É repórter especial. Ganhou prêmios Maria Moors Cabot (EUA) e da Fundación por un Nuevo Periodismo Iberoamericano. Escreve às quintas e aos domingos.
Europa, da alegria à melancolia
Tivessem uma sintonia fina com o público, os políticos europeus evitariam mandar tocar o hino oficial da União Europeia durante as cerimônias comemorativas, neste sábado (25), dos 60 anos do Tratado de Roma.
É o documento que criou a Comunidade Econômica Europeia (hoje rebatizada para União Europeia) e assentou os pilares do que seria o mercado comum.
Justin Tallis - 20.fev.2017/AFP | ||
Bandeira da UE diante do Big Ben, em Londres |
Acontece que o hino oficial chama-se "Ode à Alegria", uma das costelas da 9ª Sinfonia de Beethoven. É belíssima, mas alegria é tudo o que falta à comunidade europeia nos dias que correm.
Não que haja propriamente tristeza, salvo na Grécia, em que o estado de espírito predominante é ainda mais grave. Chega ao desespero, depois de tantos anos de "austericídio".
O que há, essencialmente, é melancolia. Fácil de explicar, de resto, nas palavras de Frans Timmermans, social-democrata holandês que é vice-presidente da Comissão Europeia, o braço executivo do conglomerado de 28 países (incluindo o Reino Unido, prestes a abandoná-lo): "Agora, pela primeira vez, as classes médias acreditam que há um elevador [social] mas que só pode levá-las para baixo", declarou Timmermans ao "El País".
É natural que haja esse sentimento desagradável porque, nos últimos anos, confluíram pelo menos três crises graves: a da economia, iniciada em 2008 e ainda mal superada; a dos imigrantes, que fez parte da Europa pôr para fora os seus piores instintos; e a do terrorismo, que se fez de novo presente na antevéspera do 60º aniversário.
Foi aparentemente casual, mas o fato é que o ataque se deu nas imediações do Parlamento britânico, um dos dois grandes símbolos do que a Europa tem de melhor (a democracia).
A outra notável qualidade é o Estado de bem-estar social, o modelo menos ruim que o ser humano conseguiu construir até agora.
Por mais que a crise tenha imposto cortes nas áreas sociais, às vezes profundos, ainda sobrevive um sistema sem igual no resto do planeta.
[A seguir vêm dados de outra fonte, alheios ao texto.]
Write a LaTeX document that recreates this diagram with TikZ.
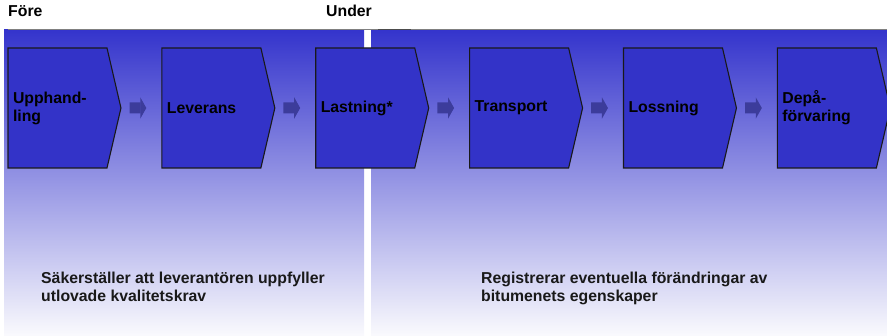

Olhando para trás, é evidente que a construção europeia é uma história de tremendo sucesso. Basta lembrar que, dos seis membros originais que assinaram o Tratado de Roma, passou-se agora a 28 países, nos quais vivem 510 milhões de pessoas.
A "marca Europa" conseguiu atrair antigas ditaduras do sul (Portugal e Espanha) e do leste (muitos dos países que a União Soviética subjugava até o fim da década de 1980).
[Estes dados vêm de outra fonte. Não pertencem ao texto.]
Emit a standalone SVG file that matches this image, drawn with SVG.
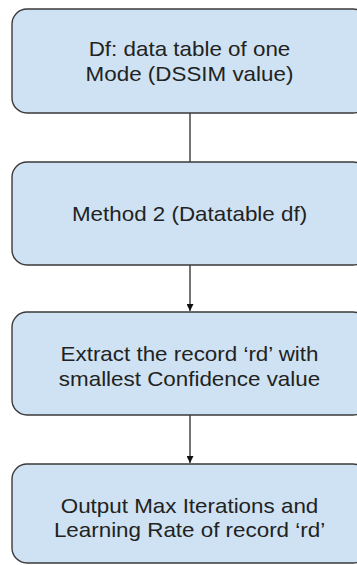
<svg xmlns="http://www.w3.org/2000/svg" width="357" height="565" viewBox="0 0 357 565">
  <style>
    .box { fill: #cfe2f3; stroke: #3a3a3a; stroke-width: 1.4; }
    .lbl { font-family: "Liberation Sans", Arial, sans-serif; font-size: 20px; fill: #222; text-anchor: middle; }
    .wire { stroke: #2a2a2a; stroke-width: 1.3; fill: none; }
  </style>
  <defs>
    <marker id="head" viewBox="0 0 8 8" refX="8" refY="4" markerWidth="8" markerHeight="7" markerUnits="userSpaceOnUse" orient="auto">
      <path d="M0,0 L8,4 L0,8 Z" fill="#111"/>
    </marker>
  </defs>

  <g id="connectors">
    <line class="wire" x1="190" y1="113" x2="190" y2="162"/>
    <line class="wire" x1="190" y1="265" x2="190" y2="311" marker-end="url(#head)"/>
    <line class="wire" x1="190" y1="415" x2="190" y2="463" marker-end="url(#head)"/>
  </g>

  <g id="node-df">
    <rect class="box" x="12" y="9" width="356" height="104" rx="15"/>
    <g transform="translate(189.5 0) scale(1.12 1)">
      <text class="lbl" x="0" y="56">Df: data table of one</text>
      <text class="lbl" x="0" y="80.7">Mode (DSSIM value)</text>
    </g>
  </g>

  <g id="node-method">
    <rect class="box" x="12" y="162" width="356" height="103" rx="15"/>
    <g transform="translate(189.5 0) scale(1.12 1)">
      <text class="lbl" x="0" y="221">Method 2 (Datatable df)</text>
    </g>
  </g>

  <g id="node-extract">
    <rect class="box" x="12" y="312" width="356" height="103" rx="15"/>
    <g transform="translate(189.5 0) scale(1.12 1)">
      <text class="lbl" x="0" y="361.5">Extract the record ‘rd’ with</text>
      <text class="lbl" x="0" y="386">smallest Confidence value</text>
    </g>
  </g>

  <g id="node-output">
    <rect class="box" x="12" y="464" width="356" height="99" rx="15"/>
    <g transform="translate(189.5 0) scale(1.12 1)">
      <text class="lbl" x="0" y="513">Output Max Iterations and</text>
      <text class="lbl" x="0" y="537.5">Learning Rate of record ‘rd’</text>
    </g>
  </g>
</svg>
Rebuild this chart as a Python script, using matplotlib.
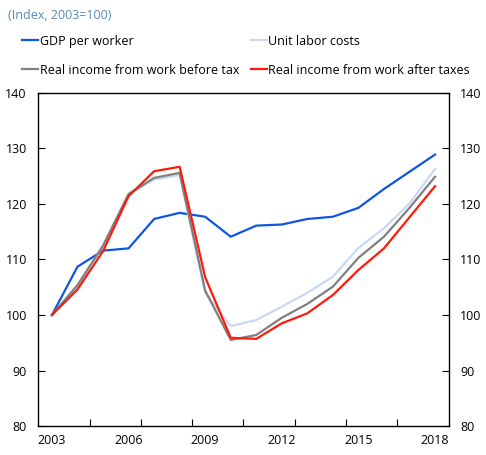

O problema é que, olhando para a frente, tanto o sucesso político como o social parecem ameaçados pelo avanço da xenofobia e do nacionalismo –ideias que são o oposto exato da cultura comunitária que esteve na origem da União Europeia.
Há um embate entre o Estado supranacional e os velhos Estados-nações.
Como acredito em Samuel Johnson (1709-1784), para quem "o patriotismo é o último refúgio do canalha", torço para que prevaleça o espírito comunitário.
Um primeiro resultado do duelo está próximo: a eleição francesa de abril/maio dirá se o nacionalismo, ainda por cima extremado, ganhará ou triunfará a Europa, com alegria ou com melancolia.